# Diagonal Routing in High Performance Microprocessor Design

Noriyuki Ito, Hideaki Katagiri, Ryoichi Yamashita, Hiroshi Ikeda, Hiroyuki Sugiyama, Hiroaki Komatsu, Yoshiyasu Tanamura, Akihiko Yoshitake, Kazuhiro Nonomura, Kinya Ishizaka, Hiroaki Adachi, Yutaka Mori, Yutaka Isoda, Yaroku Sugiyama

Fuiitsu Limited

4-1-1 Kamikodanaka, Nakahara-ku, Kawasaki, 211-8588, Japan ito.noriyuki@jp.fujitsu.com

#### ABSTRACT

This paper presents a diagonal routing method which is applied to an actual microprocessor prototype chip. While including the layout functions for the conventional Manhattan routing with horizontal and vertical directions, a new diagonal routing capability is added as one of the routing functions.
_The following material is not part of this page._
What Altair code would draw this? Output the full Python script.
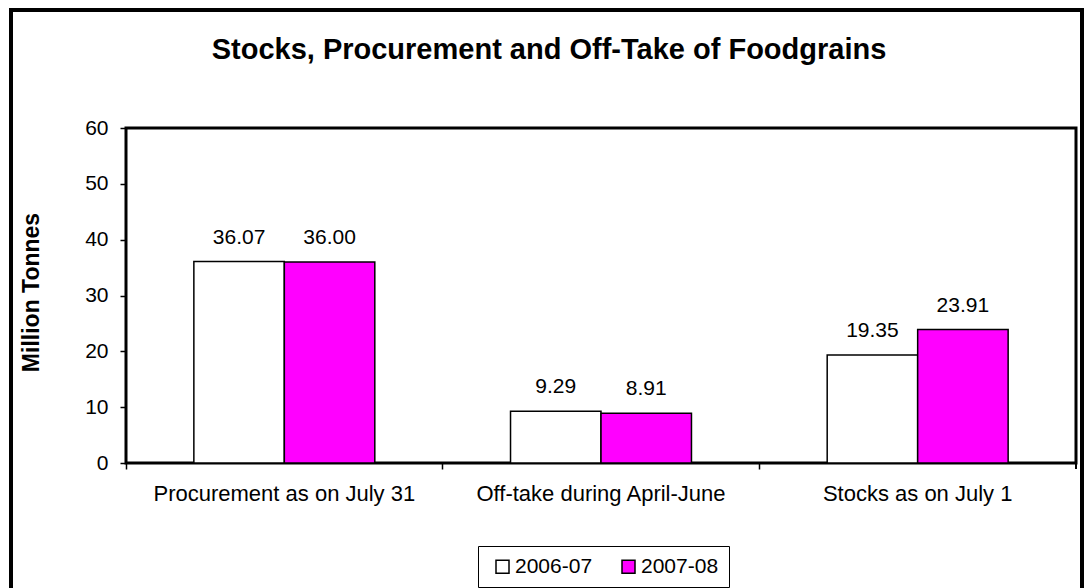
import altair as alt
import pandas as pd

categories = ["Procurement as on July 31", "Off-take during April-June", "Stocks as on July 1"]
years = ["2006-07", "2007-08"]
values_2006 = [36.07, 9.29, 19.35]
values_2007 = [36.00, 8.91, 23.91]
title_text = "Stocks, Procurement and Off-Take of Foodgrains"

rows = []
for c, v1, v2 in zip(categories, values_2006, values_2007):
    rows.append({"cat": c, "year": years[0], "val": v1, "label": f"{v1:.2f}"})
    rows.append({"cat": c, "year": years[1], "val": v2, "label": f"{v2:.2f}"})
df = pd.DataFrame(rows)

FONT = "Liberation Sans"

x = alt.X("cat:N", sort=categories, title=None,
          scale=alt.Scale(paddingInner=0, paddingOuter=0),
          axis=alt.Axis(labelAngle=0, labelFontSize=22, labelColor="black", labelFont=FONT,
                        labelLimit=0, bandPosition=0, tickColor="black", tickSize=6,
                        tickWidth=1.5, domain=False, labelPadding=14, grid=False))
xo = alt.XOffset("year:N", sort=years, scale=alt.Scale(paddingInner=0, paddingOuter=0.75))

bars = alt.Chart(df).mark_bar(stroke="black", strokeWidth=1.5).encode(
    x=x, xOffset=xo,
    y=alt.Y("val:Q", scale=alt.Scale(domain=[0, 60]), title="Million Tonnes",
            axis=alt.Axis(values=[0, 10, 20, 30, 40, 50, 60], labelFontSize=21, labelColor="black",
                          labelFont=FONT, tickColor="black", tickSize=6, tickWidth=1.5,
                          domain=False, grid=False, labelPadding=12,
                          titleFontSize=23, titleFont=FONT, titleFontWeight="bold",
                          titleColor="black", titleX=-95, titleY=164,
                          titleAlign="center", titleBaseline="middle")),
    fill=alt.Fill("year:N", sort=years,
                  scale=alt.Scale(domain=years, range=["#FFFFFF", "#FF00FF"]),
                  legend=alt.Legend(title=None, orient="none", legendX=352, legendY=418,
                                    direction="horizontal", strokeColor="black",
                                    padding=10, symbolOffset=4, symbolType="square",
                                    symbolSize=169, symbolStrokeColor="black",
                                    symbolStrokeWidth=1.5, labelFontSize=21, labelFont=FONT,
                                    labelColor="black", columnPadding=21, labelOffset=2)),
)

labels = alt.Chart(df).mark_text(dy=-24, fontSize=21, font=FONT, color="black").encode(
    x=alt.X("cat:N", sort=categories), xOffset=xo,
    y=alt.Y("val:Q"), text="label:N",
)

border = alt.Chart(df).mark_rect(fill=None, stroke="black", strokeWidth=3.5).encode(
    x=alt.value(-115), x2=alt.value(956), y=alt.value(-118), y2=alt.value(480),
)

end_tick = alt.Chart(df).mark_rule(color="black", strokeWidth=1.5).encode(
    x=alt.value(950), y=alt.value(335), y2=alt.value(341),
)

title_mark = alt.Chart(pd.DataFrame({"t": [title_text]})).mark_text(
    fontSize=29, font=FONT, fontWeight="bold", color="black", align="center",
    baseline="alphabetic",
).encode(x=alt.value(423), y=alt.value(-69), text="t:N")

chart = alt.layer(border, bars, labels, end_tick, title_mark).properties(
    width=950, height=335,
    autosize=alt.AutoSizeParams(type="none"),
    padding={"left": 126, "top": 128, "right": 12, "bottom": 125},
    background="white",
).configure_view(stroke="black", strokeWidth=3)

chart.save("out.html", embed_options={"renderer": "svg", "actions": False})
With this enhancement, diagonal routing becomes an additional strategy for improving delays of critical paths in the microprocessor design. This method was applied to the prototype chip of the Fujitsu SPARC64 microprocessor with two CPU cores using 90nm process technology. By applying the diagonal routing to long distance nets, net length is reduced by 36% per net on average. When the diagonal routing is applied to a critical path, path delay is improved by as much as about 14 pico-seconds per net on a path. This improvement is more than the delay of a gate with no load. This prototype chip proved that our method was effective in reducing the total net length and improving path delays.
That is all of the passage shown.